Historical society highlights former Osage Bend school

OSAGE BEND, Mo. -- With lunch served in the cook's home basement and daily Mass to open the school day, Osage Bend's public school was anything but ordinary.

"Since the community was almost entirely German Catholic, the school was treated like a Catholic school," according to the St. Margaret of Antioch Catholic Church history book.

The community's first schoolhouse in the late 1800s was a pioneer family's cabin, where the occasional visiting priest would also celebrate Mass.

At the turn of the 20th century, the first public school building was built of logs, 12-foot square with a chimney.

A larger, two-room schoolhouse was built after 1910 across from the church. It had a wood frame and tin roof.

"There was neither a post-elementary school in Osage Bend nor a feasible way to commute to Jefferson City everyday in 1941," according to the history book.

A few students lived in Jefferson City at St. Mary's Hospital, where they worked for room and board, allowing them to attend St. Peter's High School. Jerry Schmidt eventually became a doctor as a result of the experience.

By 1946, the school enrollment was 60.

Students walked or rode horses to school, with the occasional parent transporting in a buggy or wagon.

Osage Bend got its first school bus in 1947. It was an international panel truck, formerly a bottle gas truck, customized to hold 15 students.

Former teacher Anstine (Veit) Buechter recalled in the 1950s school was closed only one day in five years.

"Not that it didn't snow more than one day, it was just too difficult to let everyone know that school was not in session," Buechter wrote in the history book.

Hot lunches, at a cost of 10 cents, were introduced in the early 1950s, served at the home of Mary Bode in her basement.

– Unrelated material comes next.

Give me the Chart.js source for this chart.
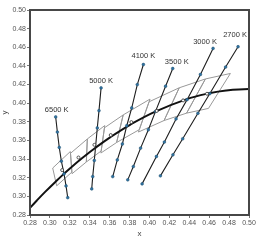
<!DOCTYPE html>
<html lang="en">
  <head>
    <meta charset="UTF-8" />
    <title>CCT lines and ANSI quadrangles</title>
    <script src="https://cdn.jsdelivr.net/npm/chart.js"></script>
    <style>
      body {
        margin: 0;
        background: #ffffff;
      }
      #wrap {
        width: 264px;
        height: 241px;
      }
    </style>
  </head>
  <body>
    <div id="wrap"><canvas id="cie" width="264" height="241"></canvas></div>
    <script>
      // tick values
      const xTicks = [0.28, 0.30, 0.32, 0.34, 0.36, 0.38, 0.40, 0.42, 0.44, 0.46, 0.48, 0.50];
      const yTicks = [0.28, 0.30, 0.32, 0.34, 0.36, 0.38, 0.40, 0.42, 0.44, 0.46, 0.48, 0.50];

      // isotemperature lines (x, y)
      const cctNames = ["6500 K", "5000 K", "4100 K", "3500 K", "3000 K", "2700 K"];
      const line6500 = [[0.3058, 0.3852], [0.3075, 0.3690], [0.3094, 0.3525], [0.3115, 0.3378], [0.3142, 0.3241], [0.3162, 0.3112], [0.3179, 0.2986]];
      const line5000 = [[0.3514, 0.4164], [0.3493, 0.3920], [0.3476, 0.3734], [0.3446, 0.3385], [0.3430, 0.3212], [0.3420, 0.3080]];
      const line4100 = [[0.3939, 0.4415], [0.3878, 0.4200], [0.3822, 0.3949], [0.3772, 0.3758], [0.3728, 0.3562], [0.3677, 0.3391], [0.3631, 0.3212]];
      const line3500 = [[0.4234, 0.4372], [0.4162, 0.4182], [0.4061, 0.3912], [0.3989, 0.3715], [0.3911, 0.3518], [0.3838, 0.3320], [0.3782, 0.3177]];
      const line3000 = [[0.4639, 0.4588], [0.4512, 0.4308], [0.4378, 0.4038], [0.4267, 0.3831], [0.4150, 0.3583], [0.4070, 0.3428], [0.3926, 0.3134]];
      const line2700 = [[0.4890, 0.4606], [0.4765, 0.4388], [0.4607, 0.4103], [0.4487, 0.3891], [0.4334, 0.3618], [0.4236, 0.3446], [0.4110, 0.3220]];
      const cctLines = [line6500, line5000, line4100, line3500, line3000, line2700];

      // Planckian locus
      const planckX = [0.2720, 0.2759, 0.2807, 0.2869, 0.2952, 0.3064, 0.3135, 0.3221, 0.3325, 0.3451, 0.3608, 0.3805, 0.4053, 0.4369, 0.4599, 0.4770, 0.5018, 0.5267];
      const planckY = [0.2779, 0.2826, 0.2884, 0.2956, 0.3048, 0.3165, 0.3236, 0.3318, 0.3411, 0.3516, 0.3636, 0.3768, 0.3907, 0.4041, 0.4106, 0.4137, 0.4153, 0.4133];

      // quadrangle corners
      const quad2700 = [[0.4813, 0.4319], [0.4562, 0.4260], [0.4373, 0.3893], [0.4593, 0.3944]];
      const quad3000 = [[0.4562, 0.4260], [0.4299, 0.4165], [0.4147, 0.3814], [0.4373, 0.3893]];
      const quad3500 = [[0.4299, 0.4165], [0.3996, 0.4015], [0.3889, 0.3690], [0.4147, 0.3814]];
      const quad4000 = [[0.4006, 0.4044], [0.3736, 0.3874], [0.3670, 0.3578], [0.3898, 0.3716]];
      const quad4500 = [[0.3736, 0.3874], [0.3548, 0.3736], [0.3512, 0.3465], [0.3670, 0.3578]];
      const quad5000 = [[0.3551, 0.3760], [0.3376, 0.3616], [0.3366, 0.3369], [0.3515, 0.3487]];
      const quad5700 = [[0.3376, 0.3616], [0.3207, 0.3462], [0.3222, 0.3243], [0.3366, 0.3369]];
      const quad6500 = [[0.3205, 0.3481], [0.3028, 0.3304], [0.3068, 0.3113], [0.3221, 0.3261]];
      const quads = [quad2700, quad3000, quad3500, quad4000, quad4500, quad5000, quad5700, quad6500];

      // quadrangle centres
      const centerX = [0.4578, 0.4338, 0.4073, 0.3818, 0.3611, 0.3447, 0.3287, 0.3123];
      const centerY = [0.4101, 0.4030, 0.3917, 0.3797, 0.3658, 0.3553, 0.3417, 0.3282];

      const toPts = (arr) => arr.map((p) => ({ x: p[0], y: p[1] }));

      const datasets = [];

      datasets.push({
        data: centerX.map((x, i) => ({ x: x, y: centerY[i] })),
        showLine: false,
        pointRadius: 1.5,
        pointBackgroundColor: "#ffffff",
        pointBorderColor: "#333333",
        pointBorderWidth: 0.8,
        order: 0,
      });

      cctLines.forEach((ln) => {
        datasets.push({
          data: toPts(ln),
          showLine: true,
          borderColor: "#1e1e1e",
          borderWidth: 1.1,
          pointRadius: 1.4,
          pointBackgroundColor: "#2f73a3",
          pointBorderColor: "#23506f",
          pointBorderWidth: 0.5,
          order: 1,
        });
      });

      datasets.push({
        data: planckX.map((x, i) => ({ x: x, y: planckY[i] })),
        showLine: true,
        borderColor: "#111111",
        borderWidth: 2,
        pointRadius: 0,
        tension: 0.4,
        order: 2,
      });

      quads.forEach((q) => {
        const pts = toPts(q);
        pts.push(pts[0]);
        datasets.push({
          data: pts,
          showLine: true,
          borderColor: "#999999",
          borderWidth: 1,
          pointRadius: 0,
          order: 3,
        });
      });

      // CCT labels, pixel offsets from each line's top point
      const labelOffsets = [[1, -7], [0, -7], [0, -8.5], [4, -7], [-8, -6.5], [-3, -11.5]];

      const framePlugin = {
        id: "frame",
        afterDraw(chart) {
          const { ctx, chartArea } = chart;
          ctx.save();
          ctx.strokeStyle = "#474747";
          ctx.lineWidth = 2;
          ctx.strokeRect(chartArea.left, chartArea.top, chartArea.right - chartArea.left, chartArea.bottom - chartArea.top);

          ctx.fillStyle = "#333333";
          ctx.font = "7.5px Arial, 'Liberation Sans', sans-serif";
          ctx.textAlign = "center";
          ctx.textBaseline = "middle";
          const xs = chart.scales.x;
          const ys = chart.scales.y;
          cctLines.forEach((ln, i) => {
            const px = xs.getPixelForValue(ln[0][0]) + labelOffsets[i][0];
            const py = ys.getPixelForValue(ln[0][1]) + labelOffsets[i][1];
            ctx.fillText(cctNames[i], px, py);
          });
          ctx.restore();
        },
      };

      const tickFont = { size: 7, family: "Arial, 'Liberation Sans', sans-serif" };

      new Chart(document.getElementById("cie").getContext("2d"), {
        type: "scatter",
        data: { datasets: datasets },
        options: {
          responsive: false,
          animation: false,
          layout: { padding: { top: 10, right: 15, left: 0, bottom: 0 } },
          plugins: { legend: { display: false }, tooltip: { enabled: false } },
          scales: {
            x: {
              type: "linear",
              min: 0.28,
              max: 0.50,
              afterBuildTicks: (s) => {
                s.ticks = xTicks.map((v) => ({ value: v }));
              },
              afterFit: (s) => {
                s.height = 26;
              },
              ticks: {
                font: tickFont,
                color: "#555555",
                padding: 1,
                maxRotation: 0,
                autoSkip: false,
                callback: (v) => v.toFixed(2),
              },
              grid: { drawOnChartArea: false, drawTicks: true, tickLength: 3, tickColor: "#777777" },
              border: { display: false },
              title: {
                display: true,
                text: "x",
                color: "#444444",
                font: { size: 8, family: "Arial, 'Liberation Sans', sans-serif" },
                padding: { top: 0, bottom: 2 },
              },
            },
            y: {
              type: "linear",
              min: 0.28,
              max: 0.50,
              afterBuildTicks: (s) => {
                s.ticks = yTicks.map((v) => ({ value: v }));
              },
              afterFit: (s) => {
                s.width = 30;
              },
              ticks: {
                font: tickFont,
                color: "#555555",
                padding: 1,
                autoSkip: false,
                callback: (v) => v.toFixed(2),
              },
              grid: { drawOnChartArea: false, drawTicks: true, tickLength: 3, tickColor: "#777777" },
              border: { display: false },
              title: {
                display: true,
                text: "y",
                color: "#444444",
                font: { size: 8, family: "Arial, 'Liberation Sans', sans-serif" },
                padding: { top: 0, bottom: 0 },
              },
            },
          },
        },
        plugins: [framePlugin],
      });
    </script>
  </body>
</html>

Parents donated fresh and canned food, and a local dairyman sold them milk. Government food commodities supplemented the meals.

The first high school graduating class was 1959, as the Osage Bend school sent students to Westphalia.

The Cole County School District in April 1959 proposed a bond issue for a four-classroom school, with a cafeteria and meeting room. Only one vote from Osage Bend was against it, but it was defeated by the rest of the district's voters.

Three years later, a bond issue was passed, and a two-classroom, brick schoolhouse with a cafeteria was built.

When the reorganized school district decided to build a centrally located high school to serve students from Osage Bend, St. Thomas, Wardsville and Taos, Osage Bend was considered. However, the decision went to Wardsville.

After 1965, high school students from Osage Bend attended Blair Oaks High School.

On May 6, 1967, the Jefferson City Post Tribune reported: "The small Cole County R-II Osage Bend School could not cope with the flood of new parochial students today. The children were sent home for the day after the Taos Volunteer Fire Department inspected the Osage Bend Hall. The Osage Bend School received 150 new enrollees today after getting 75 from Wardsville last Friday."

In 1969, seventh- and eighth-grade students attended Blair Oaks and the first kindergarten class was bused to St. Francis Xavier School in Taos, along with all other kindergarteners in the Cole County R-2 School District.

In 1974, Osage Bend Elementary School attendance continued to climb. So another district bond issue was passed to build a new elementary school close to Blair Oaks High School.

"Father Hilke was adamant about keeping the students at Osage Bend, across the road from the St. Margaret Church, where Mass could be said daily for the students," according to the book.

Fifth- and sixth-graders attended school at the Wardsville site in trailers while the remaining 70 students in first through fourth grades continued at Osage Bend for the school's last year.

History shared at event

The history of the Great Bend in the Osage River and the history of St. Margaret of Antioch Catholic Church will be shared at 7 p.m. Wednesday at the church in Osage Bend.

This is the latest installment of the Cole County Historical Society's Getting To Know Our Communities series.

Those who attend are encouraged to bring photographs, memorabilia, scrapbooks and family histories.